Probably a good starting point when discussing ctype_digit() is to have a look at it's signature.  Consulting the documentation page, we come up with this:

What's important about this signature is that the data type of the variable to be examined is mixed.  This means that, at least theoretically, ctype_digit() is able to examine any variable and return TRUE or FALSE depending on whether or not its contents are 0 - 9 only. 

Using ctype_digit() for Form Data Validation

In the following example, let's assume that you're validating form data.  For the sake of this example, let's assume that $_POST contains the following:

$_POST = [
    'id' => '1111',
    'age' => '49',
    'gender' => 'M',
    'amount' => '99.99',
    'life_universe_and_everything' => '42'
];

If we then run the post data through a foreach() loop, and validate using ctype_digit():

$ptn = "%30s : %s\n";
printf($ptn, 'Form Field', 'Only Digits');
foreach ($_POST as $key => $value)
    printf($ptn, $key, (ctype_digit($value) ? 'Y' : 'N'));

The resulting output would appear as follows:

                    Form Field : Only Digits
                            id : Y
                           age : Y
                        gender : N
                        amount : N
  life_universe_and_everything : Y

OK, so far so good.  So ... what's the problem?

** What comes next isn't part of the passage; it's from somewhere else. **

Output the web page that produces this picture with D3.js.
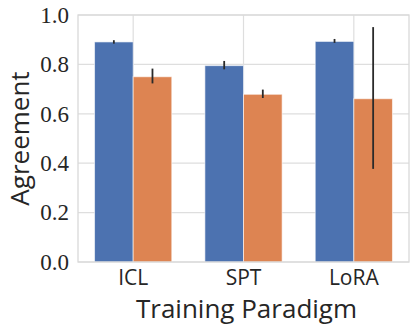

Houston We Have a Problem!

What a developer might next do with the data, prior to validation, is perform a normal bit of sanitization.  Here's how the sanitizing code might appear:

$id = $_POST['id'] ?? 0;
$age = $_POST['age'] ?? 0;
$gender = $_POST['gender'] ?? '';
$amount = $_POST['amount'] ?? 0.00;
$life_etc = $_POST['life_universe_and_everything'] ?? 0;

$_POST['id'] = (int) $id;
$_POST['age'] = (int) $age;
$_POST['gender'] = (in_array($gender, ['M','F','X'])) ? $gender : 'X';
$_POST['amount'] = (float) $amount;
$_POST['life_universe_and_everything'] = (int) $life_etc;

However, if we then run the sanitized code through the same loop as shown above, the result is slightly different, as seen here:

                    Form Field : Only Digits
                            id : Y
                           age : Y
                        gender : N
                        amount : N
  life_universe_and_everything : N

The last item should come back as containing only digits, as it's the number 42.  But, as you can see from the output, we now have a false positive.  Help!!!  What's going on?

ctype_digit's Dirty Little Secret

The answer to this perplexing problem can be found if we return the the PHP documentation page for ctype_digit().

As you can see from the documentation, although ctype_digit() accepts arguments of mixed data type, if the data type is int, and the value is between -128 and 255, it's treated as an ASCII code!  So, in the example shown just above, the id field, with a value of 1111, passed without a problem.  The life_universe_and_everything field, on the other hand, was treated as an ASCII character 42, which happens to be the code for an asterisk (*).  Since an asterisk is not a digit, the return value from ctype_digit() was FALSE.

Got It ... But What About Age?

But now we have a bigger problem: why did age return TRUE?  The answer to this again takes us back to the ASCII table.  The value for age was 49.  A look at the ASCII table shows us that 49 is the ASCII code for the number one!  Accordingly ctype_digit() returns a value of TRUE, as one is certainly a digit.

Final Thoughts

When performing form data validation using any of the ctype_*() family of functions, especially ctype_digit(), it would be best to leave the data present in $_POST (or $_GET) in its original state while performing validation.  The ctype_*() family works best with string data, despite the fact that it technically accepts any data type.  You can then perform sanitization after the validation has occurred.